Do I Compress My Mix Before Mastering?

By October 22, 2023 Mastering Studio

The Pitfalls of Over-Compressing Before Mastering: Let Dynamics Shine

In the realm of music production, the use of compression is like a finely honed craft. It’s an essential tool that helps shape the dynamics and overall sound of a track, bringing instruments to the forefront and maintaining a consistent, balanced mix. However, there’s a fine line between using compression judiciously and overdoing it, especially when it comes to the mastering stage.

You might be wondering, “Do I need to limit or compress the stereo mix before mastering?” It’s a valid question, and the answer lies in understanding the delicate interplay between mixing and mastering.

Compression on Individual Channels vs. the Stereo Mix

In modern music production, applying compression to individual channels is a common and often necessary practice. It helps control the dynamics of each instrument or vocal track, ensuring that they sit well in the mix. However, when it comes to the stereo mix, a different set of considerations comes into play. While creative compression on the stereo buss can be acceptable, using a limiter or ‘finalizer’ plug-in on the stereo buss can be a pitfall. Here’s why it’s best to exercise caution:

  1. Loss of Dynamics: Over-compressing the stereo mix excessively reduces the dynamic range, resulting in a flat, lifeless sound. Dynamics are what breathe life into music, giving it ebb and flow, emotion, and impact. A heavy-handed approach can stifle these dynamics.
  2. Mastering Engineer’s Role: Mastering engineers are experts in shaping the final sound of a track. They have access to high-quality compressors and other processing tools to fine-tune the dynamics, EQ, and overall balance. When you over-compress at the mixing stage, you limit the mastering engineer’s ability to enhance the sound and address any mix issues. Compression often, not always, sounds better after EQ, so if you hand in a compressed mix, you may be forcing the mastering enigneer to reverse their nromal working procedure.
  3. Sonic Flexibility: Keeping your stereo mix relatively dynamic allows the mastering engineer to adapt the sound to different delivery systems, such as CD or vinyl. It’s crucial to remember that mastering engineers cannot remove compression once it’s printed onto a mix. Therefore it’s safer to leave this procedure to the very end so you have the option to try more or less. The mastering engineer will no doubt have several compressors to choose from and select the one best suited to your mix.
  4. Avoid the Loudness Trap: It’s natural to want your music to be competitively loud, but over-compression isn’t the path to achieving this. Loudness can be addressed during mastering without sacrificing the natural dynamics of your music. Mastering engineers will often have multiple techniques to call upon to raise the overall volume of your mix. Traditional, downwards compression may not be the best choice for your music.

A Balanced Approach

If you’ve been mixing with some compression on the stereo buss and feel that it has become an integral part of your mix, consider sending two versions to the mastering engineer: one with the stereo buss effects and one without. This provides flexibility and allows the mastering engineer to make the best decisions for enhancing your music.

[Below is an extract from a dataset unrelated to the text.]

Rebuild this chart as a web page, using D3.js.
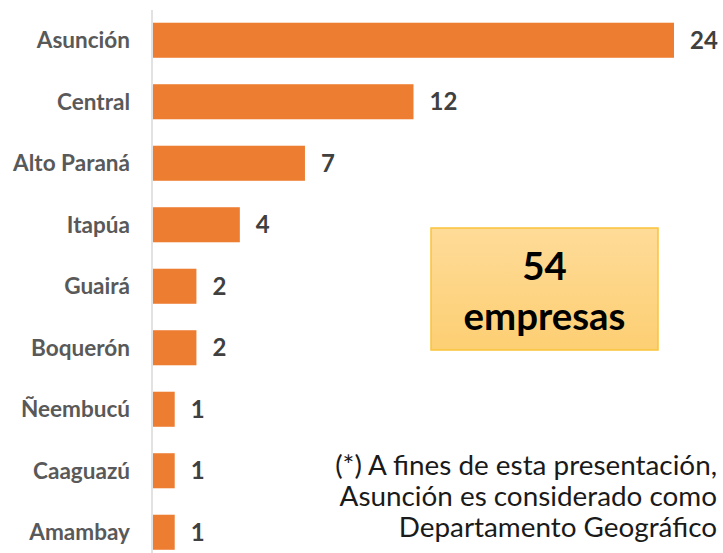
<!DOCTYPE html>
<html><head><meta charset="utf-8">
<script src="https://cdn.jsdelivr.net/npm/d3@7"></script>
<style>html,body{margin:0;padding:0;background:#fff;}svg{display:block;}</style>
</head><body>
<svg id="c" width="723" height="553"></svg>
<script>
const categories = ["Asunción","Central","Alto Paraná","Itapúa","Guairá","Boquerón","Ñeembucú","Caaguazú","Amambay"];
const values = [24,12,7,4,2,2,1,1,1];
const totalLines = ["54","empresas"];
const noteLines = ["(*) A fines de esta presentación,","Asunción es considerado como","Departamento Geográfico"];

const svg = d3.select("#c");
const font = "Lato, 'Open Sans', sans-serif";
const x = d3.scaleLinear().domain([0,24]).range([153,674]);
const y = d3.scaleBand().domain(categories).range([9.5,563]).paddingInner(0.43).paddingOuter(0.215);

svg.append("defs").append("linearGradient").attr("id","g").attr("x1",0).attr("x2",0).attr("y1",0).attr("y2",1)
  .call(g=>{g.append("stop").attr("offset","0%").attr("stop-color","#fedb98");
            g.append("stop").attr("offset","100%").attr("stop-color","#fdcf73");});

svg.selectAll("rect.bar").data(values).join("rect").attr("class","bar")
  .attr("x",x(0)).attr("y",(d,i)=>y(categories[i]))
  .attr("width",d=>x(d)-x(0)).attr("height",y.bandwidth()).attr("fill","#ed7d31");

svg.append("line").attr("x1",152).attr("x2",152).attr("y1",10).attr("y2",553)
  .attr("stroke","#d9d9d9").attr("stroke-width",1.5);

const ct = svg.selectAll("text.cat").data(categories).join("text").attr("class","cat")
  .attr("x",130).attr("y",d=>y(d)+y.bandwidth()/2).attr("dy","0.35em")
  .attr("text-anchor","end").attr("font-family",font).attr("font-weight","bold")
  .attr("font-size",17).attr("fill","#595959").text(d=>d);
const wc = ct.nodes()[2].getComputedTextLength();
ct.attr("font-size", 17*117/wc);

svg.selectAll("text.val").data(values).join("text").attr("class","val")
  .attr("x",d=>x(d)+16).attr("y",(d,i)=>y(categories[i])+y.bandwidth()/2).attr("dy","0.36em")
  .attr("font-family",font).attr("font-weight","bold").attr("font-size",24).attr("fill","#404040").text(d=>d);

svg.append("rect").attr("x",431).attr("y",228).attr("width",227).attr("height",122)
  .attr("fill","url(#g)").attr("stroke","#fac43a").attr("stroke-width",1.5);
const tt = svg.selectAll("text.tot").data(totalLines).join("text").attr("class","tot")
  .attr("x",544.5).attr("y",(d,i)=>266+i*50).attr("dy","0.36em").attr("text-anchor","middle")
  .attr("font-family",font).attr("font-weight","bold").attr("font-size",35).attr("fill","#000").text(d=>d);
const wt = tt.nodes()[1].getComputedTextLength();
tt.attr("font-size", 35*162/wt);

const nt = svg.selectAll("text.note").data(noteLines).join("text").attr("class","note")
  .attr("x",717).attr("y",(d,i)=>465+i*31).attr("dy","0.35em").attr("text-anchor","end")
  .attr("font-family",font).attr("font-size",22).attr("fill","#1a1a1a").text(d=>d);
const w0 = nt.nodes()[0].getComputedTextLength();
nt.attr("font-size", 22*382/w0);
</script>
</body></html>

In conclusion, while compression is a powerful tool in music production, it’s crucial to find a balance that maintains the integrity of your mix’s dynamics. Over-compression before mastering can hinder the mastering process and compromise the potential of your music. Trust your mastering engineer to handle the final touches and take your mix to new heights while preserving its essential character and dynamics.